Twerps also reference early Camper Van Beethoven on Cheap Education, a nervy college rock anthem that narrates a relationship that is riddled with ambiguity and confusion. The chorus has sing-along potential - “I wait for your words to become positive/ I wait for your words to become negative” - another moment of release that continues the album’s notion of not “bottling things” up. Frawley does makes great strides as a confessional lyricist, though singer Julia Mac Farlane’s contributions don’t fall short, either. Her candy-coated flights of fancy about living life “like a television” in Adrenaline may ring as adorably fey at first, though it’s a welcome distraction from Frawley’s more open-hearted admissions. 
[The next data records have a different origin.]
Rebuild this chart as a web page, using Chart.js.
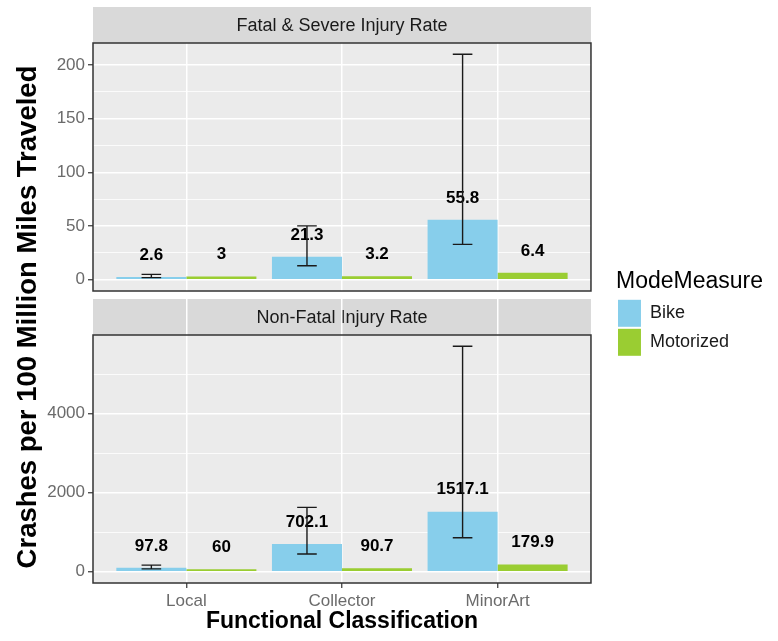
<!DOCTYPE html>
<html>
<head>
<meta charset="utf-8">
<script src="https://cdn.jsdelivr.net/npm/chart.js@4/dist/chart.umd.min.js"></script>
<style>
  html, body { margin: 0; padding: 0; background: #ffffff; }
  #wrap { position: relative; width: 778px; height: 641px; }
</style>
</head>
<body>
<div id="wrap"><canvas id="c"></canvas></div>
<script>
// ---------------- data ----------------
const categories = ['Local', 'Collector', 'MinorArt'];
const seriesNames = ['Bike', 'Motorized'];
const panelTitles = ['Fatal & Severe Injury Rate', 'Non-Fatal Injury Rate'];
const xTitle = 'Functional Classification';
const yTitle = 'Crashes per 100 Million Miles Traveled';
const legendTitle = 'ModeMeasure';

const bikeFatal      = [2.6, 21.3, 55.8];
const motorFatal     = [3, 3.2, 6.4];
const bikeFatalLow   = [2.0, 13.0, 32.9];
const bikeFatalHigh  = [5.0, 50.2, 210];

const bikeInjury     = [97.8, 702.1, 1517.1];
const motorInjury    = [60, 90.7, 179.9];
const bikeInjuryLow  = [72, 447, 860];
const bikeInjuryHigh = [168, 1628, 5707];

// tick labels (major) and minor grid positions per panel
const fatalTicks       = [0, 50, 100, 150, 200];
const fatalMinorTicks  = [25, 75, 125, 175];
const injuryTicks      = [0, 2000, 4000];
const injuryMinorTicks = [1000, 3000, 5000];

// ---------------- style ----------------
const FONT = '"Liberation Sans", Arial, Helvetica, sans-serif';
const BIKE_COLOR = '#87CEEB';
const MOTOR_COLOR = '#9ACD32';
const PANEL_BG = '#EBEBEB';
const STRIP_BG = '#D9D9D9';
const STRIP_H = 36;
const LABEL_OFFSET = 22;
const AXIS_W = 93;

Chart.defaults.font.family = FONT;

// ggplot-like 5% expansion of the continuous range (data includes 0)
function expandRange(arrays) {
  const vals = arrays.flat();
  const lo = Math.min(0, ...vals), hi = Math.max(...vals);
  const span = hi - lo;
  return { min: lo - 0.05 * span, max: hi + 0.05 * span };
}
const fatalRange = expandRange([bikeFatal, motorFatal, bikeFatalLow, bikeFatalHigh]);
const injuryRange = expandRange([bikeInjury, motorInjury, bikeInjuryLow, bikeInjuryHigh]);

const toXY = arr => arr.map((v, i) => ({ x: i, y: v }));

const datasets = [
  { label: seriesNames[0], data: toXY(bikeFatal),   yAxisID: 'yTop', stack: 'bike',  backgroundColor: BIKE_COLOR,  borderColor: BIKE_COLOR },
  { label: seriesNames[1], data: toXY(motorFatal),  yAxisID: 'yTop', stack: 'motor', backgroundColor: MOTOR_COLOR, borderColor: MOTOR_COLOR },
  { label: seriesNames[0], data: toXY(bikeInjury),  yAxisID: 'yBot', stack: 'bike',  backgroundColor: BIKE_COLOR,  borderColor: BIKE_COLOR },
  { label: seriesNames[1], data: toXY(motorInjury), yAxisID: 'yBot', stack: 'motor', backgroundColor: MOTOR_COLOR, borderColor: MOTOR_COLOR }
];
const valueArrays = [bikeFatal, motorFatal, bikeInjury, motorInjury];
const errorSets = [
  { dataset: 0, low: bikeFatalLow, high: bikeFatalHigh },
  { dataset: 2, low: bikeInjuryLow, high: bikeInjuryHigh }
];
const panels = [
  { scale: 'yTop', title: panelTitles[0] },
  { scale: 'yBot', title: panelTitles[1] }
];

function yScaleOpts(range, major, minor, weight) {
  const isMajor = c => c.tick && major.includes(c.tick.value);
  return {
    type: 'linear', position: 'left', stack: 'panels', stackWeight: 248, weight: weight,
    stacked: false, min: range.min, max: range.max,
    afterBuildTicks: s => {
      s.ticks = major.concat(minor).sort((a, b) => a - b).map(v => ({ value: v }));
    },
    ticks: {
      autoSkip: false,
      font: { size: 17 }, color: '#6b6b6b', padding: 3,
      callback: v => (major.includes(v) ? String(v) : '')
    },
    grid: {
      color: '#ffffff',
      lineWidth: c => (isMajor(c) ? 1.5 : 0.8),
      drawTicks: true, tickLength: 5, tickWidth: 1.2,
      tickColor: c => (isMajor(c) ? '#333333' : 'rgba(0,0,0,0)')
    },
    border: { display: false },
    afterFit: s => { s.width = AXIS_W; }
  };
}

const facetPlugin = {
  id: 'facets',
  afterLayout(chart) {
    // let the legend box reach the canvas edge so its title is not clipped
    const lg = chart.legend;
    if (lg) { lg.right = chart.width; lg.width = lg.right - lg.left; }
  },
  beforeDraw(chart) {
    const { ctx, chartArea } = chart;
    ctx.save();
    panels.forEach(p => {
      const s = chart.scales[p.scale];
      ctx.fillStyle = PANEL_BG;
      ctx.fillRect(chartArea.left, s.top, chartArea.right - chartArea.left, s.bottom - s.top);
      ctx.fillStyle = STRIP_BG;
      ctx.fillRect(chartArea.left, s.top - STRIP_H, chartArea.right - chartArea.left, STRIP_H);
      ctx.fillStyle = '#1a1a1a';
      ctx.font = '18px ' + FONT;
      ctx.textAlign = 'center';
      ctx.textBaseline = 'middle';
      ctx.fillText(p.title, (chartArea.left + chartArea.right) / 2, s.top - STRIP_H / 2 + 1);
    });
    ctx.restore();
  },
  afterDatasetsDraw(chart) {
    const { ctx, chartArea } = chart;
    ctx.save();
    // value labels
    ctx.fillStyle = '#000000';
    ctx.font = 'bold 17px ' + FONT;
    ctx.textAlign = 'center';
    ctx.textBaseline = 'middle';
    valueArrays.forEach((arr, d) => {
      const meta = chart.getDatasetMeta(d);
      meta.data.forEach((bar, i) => {
        ctx.fillText(String(arr[i]), bar.x, bar.y - LABEL_OFFSET);
      });
    });
    // error bars
    ctx.strokeStyle = '#1a1a1a';
    ctx.lineWidth = 1.4;
    errorSets.forEach(es => {
      const meta = chart.getDatasetMeta(es.dataset);
      const ys = chart.scales[meta.yAxisID];
      meta.data.forEach((bar, i) => {
        const yl = ys.getPixelForValue(es.low[i]);
        const yh = ys.getPixelForValue(es.high[i]);
        const hw = bar.width * 0.14;
        ctx.beginPath();
        ctx.moveTo(bar.x, yl); ctx.lineTo(bar.x, yh);
        ctx.moveTo(bar.x - hw, yl); ctx.lineTo(bar.x + hw, yl);
        ctx.moveTo(bar.x - hw, yh); ctx.lineTo(bar.x + hw, yh);
        ctx.stroke();
      });
    });
    // panel borders
    ctx.strokeStyle = '#333333';
    ctx.lineWidth = 1.5;
    panels.forEach(p => {
      const s = chart.scales[p.scale];
      ctx.strokeRect(chartArea.left, s.top, chartArea.right - chartArea.left, s.bottom - s.top);
    });
    ctx.restore();
  },
  afterDraw(chart) {
    const { ctx } = chart;
    const top = chart.scales.yTop.top, bottom = chart.scales.yBot.bottom;
    ctx.save();
    ctx.translate(chart.scales.yTop.left + 28, (top + bottom) / 2 + 4);
    ctx.rotate(-Math.PI / 2);
    ctx.fillStyle = '#000000';
    ctx.font = 'bold 27.5px ' + FONT;
    ctx.textAlign = 'center';
    ctx.textBaseline = 'middle';
    ctx.fillText(yTitle, 0, 0);
    ctx.restore();
  }
};

new Chart(document.getElementById('c'), {
  type: 'bar',
  data: { datasets },
  plugins: [facetPlugin],
  options: {
    responsive: true,
    maintainAspectRatio: false,
    animation: false,
    events: [],
    layout: { padding: { top: 43, left: 0, right: 39, bottom: 0 } },
    datasets: {
      bar: { categoryPercentage: 0.9, barPercentage: 1.0, borderWidth: 0 }
    },
    scales: {
      x: {
        type: 'linear', position: 'bottom', min: -0.6, max: 2.6, offset: false,
        afterBuildTicks: s => { s.ticks = categories.map((c, i) => ({ value: i })); },
        ticks: {
          autoSkip: false, maxRotation: 0,
          font: { size: 17 }, color: '#6b6b6b', padding: 3,
          callback: v => (categories[v] !== undefined ? categories[v] : '')
        },
        grid: { offset: false, color: '#ffffff', lineWidth: 1.5, drawTicks: true, tickLength: 5, tickWidth: 1.2, tickColor: '#333333' },
        border: { display: false },
        title: { display: true, text: xTitle, color: '#000000', font: { size: 23, weight: 'bold' }, padding: { top: 0, bottom: 6 } },
        afterFit: s => { s.height = 58; }
      },
      yTop: yScaleOpts(fatalRange, fatalTicks, fatalMinorTicks, 3),
      yGap: {
        type: 'linear', position: 'left', stack: 'panels', stackWeight: 44, weight: 2,
        ticks: { display: false }, grid: { display: false }, border: { display: false },
        afterFit: s => { s.width = AXIS_W; }
      },
      yBot: yScaleOpts(injuryRange, injuryTicks, injuryMinorTicks, 1),
      ySpacer: {
        type: 'linear', position: 'right',
        ticks: { display: false }, grid: { display: false }, border: { display: false },
        afterFit: s => { s.width = 25; }
      }
    },
    plugins: {
      tooltip: { enabled: false },
      legend: {
        position: 'right', align: 'center', fullSize: false, maxWidth: 300,
        labels: {
          boxWidth: 23, boxHeight: 27, padding: 2,
          font: { size: 18 }, color: '#1a1a1a',
          filter: item => item.datasetIndex < 2
        },
        title: {
          display: true, text: legendTitle, position: 'start',
          font: { size: 23 }, color: '#000000', padding: { top: 2, bottom: 0 }
        }
      }
    }
  }
});
</script>
</body>
</html>
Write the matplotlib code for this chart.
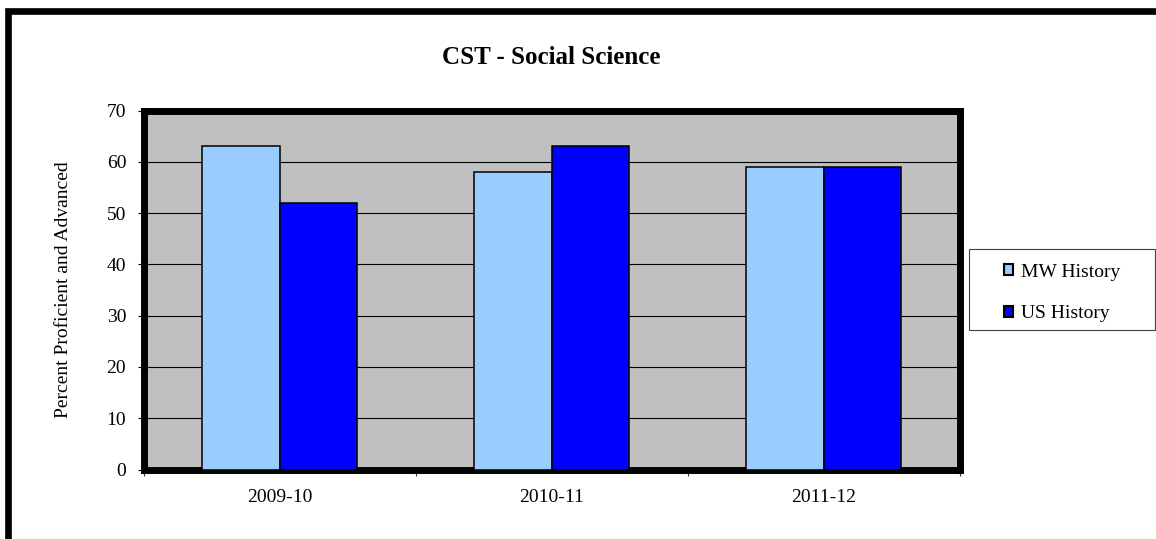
import matplotlib.pyplot as plt
import numpy as np
from matplotlib.patches import Rectangle, Patch

# Chart data
years = ['2009-10', '2010-11', '2011-12']
mw_history = [63, 58, 59]
us_history = [52, 63, 59]
y_ticks = [0, 10, 20, 30, 40, 50, 60, 70]

plt.rcParams['font.family'] = ['Liberation Serif', 'DejaVu Serif']

W, H = 1156, 539
fig = plt.figure(figsize=(W / 100, H / 100), dpi=100)
fig.patch.set_facecolor('white')

# Outer chart frame (cut off at right and bottom like the source)
frame = Rectangle((8 / W, -0.2), 1.5, 1.2 - 10.5 / H, transform=fig.transFigure,
                  fill=False, edgecolor='black', linewidth=4.8, clip_on=False)
fig.patches.append(frame)

# Plot area
ax = fig.add_axes([143.5 / W, 1 - 469.5 / H, 816 / W, 359 / H])
ax.set_facecolor('#C0C0C0')

x = np.arange(len(years))
width = 0.2857
ax.bar(x - width / 2, mw_history, width, color='#99CCFF', edgecolor='black',
       linewidth=1.1, label='MW History', zorder=3)
ax.bar(x + width / 2, us_history, width, color='#0000FF', edgecolor='black',
       linewidth=1.1, label='US History', zorder=3)

ax.set_xlim(-0.5, len(years) - 0.5)
ax.set_ylim(0, 70)
ax.set_yticks(y_ticks)
ax.yaxis.grid(True, color='black', linewidth=0.8, zorder=1)
ax.set_axisbelow(True)

# category boundaries get the tick marks, labels sit in the middle
ax.set_xticks(np.arange(-0.5, len(years)), labels=[''] * (len(years) + 1))
ax.set_xticks(x, labels=years, minor=True)
ax.tick_params(axis='x', which='major', direction='out', length=4.5, width=0.8, color='#333333')
ax.tick_params(axis='x', which='minor', length=0, pad=14, labelsize=14)
ax.tick_params(axis='y', direction='out', length=4.5, width=0.8, pad=8, labelsize=14)

for s in ax.spines.values():
    s.set_linewidth(5)
    s.set_color('black')

# Title and y label
fig.text(551 / W, 1 - 57 / H, 'CST - Social Science', ha='center', va='center',
         fontsize=18, fontweight='bold')
fig.text(63 / W, 1 - 290 / H, 'Percent Proficient and Advanced', ha='center',
         va='center', rotation=90, fontsize=14)

# Legend box drawn separately, entries centred inside it
legbox = Rectangle((969 / W, 1 - 330 / H), 186 / W, 81 / H, transform=fig.transFigure,
                   facecolor='white', edgecolor='#404040', linewidth=0.8)
fig.patches.append(legbox)

handles = [Patch(facecolor='#99CCFF', edgecolor='black', linewidth=1.5),
           Patch(facecolor='#0000FF', edgecolor='black', linewidth=1.5)]
leg = fig.legend(handles, ['MW History', 'US History'], loc='center',
                 bbox_to_anchor=(1062 / W, 1 - 293 / H),
                 fontsize=14, frameon=False, handlelength=0.5,
                 handleheight=0.5, handletextpad=0.4, labelspacing=1.25,
                 borderpad=0, borderaxespad=0)

plt.savefig('out.png', dpi=100)
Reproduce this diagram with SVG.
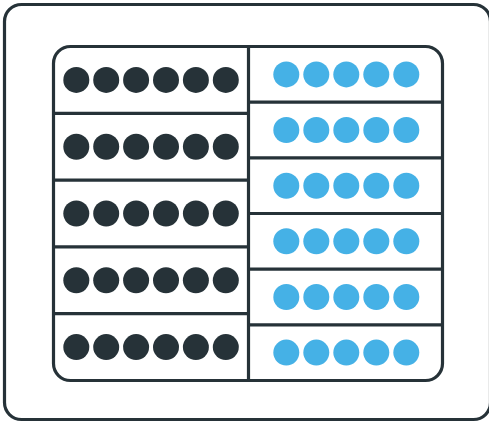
<svg xmlns="http://www.w3.org/2000/svg" width="489" height="423" viewBox="0 0 489 423">
<style>
.frame{fill:none;stroke:#263238;stroke-width:3.2}
.line{stroke:#263238;stroke-width:3.2}
.d{fill:#263238}
.b{fill:#45B1E6}
</style>
<defs>
<g id="row6">
<circle class="d" cx="76.3" cy="0" r="13"/><circle class="d" cx="106.2" cy="0" r="13"/><circle class="d" cx="136.1" cy="0" r="13"/><circle class="d" cx="166" cy="0" r="13"/><circle class="d" cx="195.9" cy="0" r="13"/><circle class="d" cx="225.8" cy="0" r="13"/>
</g>
<g id="row5">
<circle class="b" cx="286.3" cy="0" r="13"/><circle class="b" cx="316.3" cy="0" r="13"/><circle class="b" cx="346.3" cy="0" r="13"/><circle class="b" cx="376.3" cy="0" r="13"/><circle class="b" cx="406.3" cy="0" r="13"/>
</g>
</defs>
<rect id="outer" class="frame" x="4.5" y="4.5" width="486" height="415" rx="17"/>
<g id="tray">
<rect class="frame" x="53.5" y="46.5" width="389" height="334" rx="17"/>
</g>
<g id="dividers">
<line class="line" x1="248.5" y1="46.5" x2="248.5" y2="380.5"/>
<line class="line" x1="53.5" y1="113.3" x2="248.5" y2="113.3"/>
<line class="line" x1="53.5" y1="180.1" x2="248.5" y2="180.1"/>
<line class="line" x1="53.5" y1="246.9" x2="248.5" y2="246.9"/>
<line class="line" x1="53.5" y1="313.7" x2="248.5" y2="313.7"/>
<line class="line" x1="248.5" y1="102.2" x2="442.5" y2="102.2"/>
<line class="line" x1="248.5" y1="157.8" x2="442.5" y2="157.8"/>
<line class="line" x1="248.5" y1="213.5" x2="442.5" y2="213.5"/>
<line class="line" x1="248.5" y1="269.2" x2="442.5" y2="269.2"/>
<line class="line" x1="248.5" y1="324.8" x2="442.5" y2="324.8"/>
</g>
<g id="left-rows">
<use href="#row6" y="79.9"/>
<use href="#row6" y="146.7"/>
<use href="#row6" y="213.5"/>
<use href="#row6" y="280.3"/>
<use href="#row6" y="347.1"/>
</g>
<g id="right-rows">
<use href="#row5" y="74.4"/>
<use href="#row5" y="130"/>
<use href="#row5" y="185.7"/>
<use href="#row5" y="241.3"/>
<use href="#row5" y="297"/>
<use href="#row5" y="352.6"/>
</g>
</svg>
Range Anxiety is a deeply considered listen, one that relinquishes the audacious idiosyncrasies of Underlay EP in favor of a more scrupulous and intrinsic approach. At this point the gamut of influences they carry are so deeply rooted into their sound that any effort to stall any further progress exhibits a stumble in execution. The “emotional obstacles” that went into the recording of the album, as McFarlane describes, are what gives it more depth and color, allowing themselves to let their perpetual nervousness unfold in full vigor. So what if they let their emotions strip bare. Caring too much can put one at risk, and Twerps handle the hurt as best as they can: with awkward grit.